Moczenie orzechów jest pomocnym sposobem na zmniejszenie zawartości fitynianów. Fityniany to związki występujące w zbożach, roślinach strączkowych, orzechach i nasionach, które mogą wiązać się z minerałami pokarmowymi i hamować ich wchłanianie. Sprawiają również, że są trudne do strawienia i mogą powodować gazy. Namoczone orzechy przechowuj później w lodówce, aby dużej zachować świeżość.

Zastąp wzdymające produkty innymi

Nic na siłę, nie walcz ze swoim organizmem. Jeśli świeża cebula i czosnek sprawiają, że masz gazy, zmień je na olej czosnkowy, szczypiorek albo dopraw potrawy za pomocą ziół i przypraw.

Wybierz suszone grzyby zamiast świeżych. Świeże grzyby zawierają poliole, które mogą powodować wzdęcia. Aby zachować smak grzybów, spróbuj zrobić wywar z suszonych grzybów albo wykorzystaj do potraw suszone, namoczone uprzednio grzyby.

Co jeszcze możesz zrobić, aby zmniejszyć wzdęcia i ułatwić trawienie?

Pij dużo wody, aby wspomóc perystaltykę jelit i włącz do swojej diety produkty probiotyczne. Unikaj nadmiaru cukru, ponieważ może to zaburzyć równowagę mikroflory jelitowej. Spożywaj posiłki powoli, dokładnie gryząc kawałki jedzenia, aby rozpocząć rozkład pokarmu w jamie ustnej i stymulować enzymy trawienne w całym przewodzie pokarmowym. Możesz też wspomóc układ trawienny enzymami trawiennymi dostępnymi w postaci suplementu diety.
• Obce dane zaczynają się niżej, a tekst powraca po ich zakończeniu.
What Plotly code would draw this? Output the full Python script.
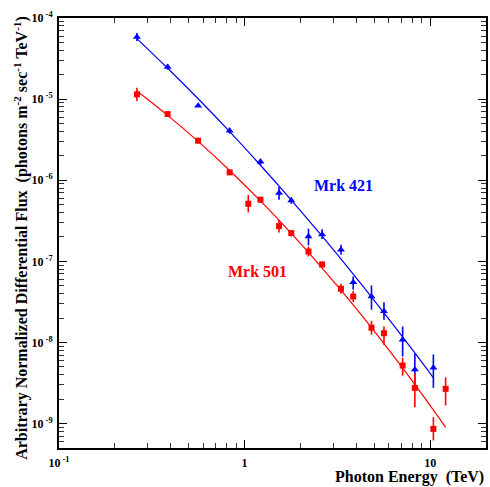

Zawarte treści mają charakter wyłącznie edukacyjny i informacyjny. Starannie dbamy o ich merytoryczną poprawność. Niemniej jednak, nie mają one na celu zastępować indywidualnej porady u specjalisty, dostosowanej do konkretnej sytuacji czytelnika.
Komentarze (1)
M-ka

Spośród przypraw zmniejszających wzdęcia i poprawiających trawienie, moim zdaniem warto zwrócić uwagę na kminek, bo ostatnio modne są różne egzotyczne przyprawy, a poczciwy kminek odszedł w zapomnienie, a jeszcze niedawno doprawiano nim nawet pieczywo pszenno-żytnie, nie mówiąc o kiszonkach, bigosie, nawet serach.
Kiedyś drażnił mnie smak kminku w chlebie (bo nie pasował np. do dżemu :P), a teraz sama go dodaję do surówki z kiszonej kapusty, gotowanej kapusty, domowego chleba czy nawet ciasta na pizzę.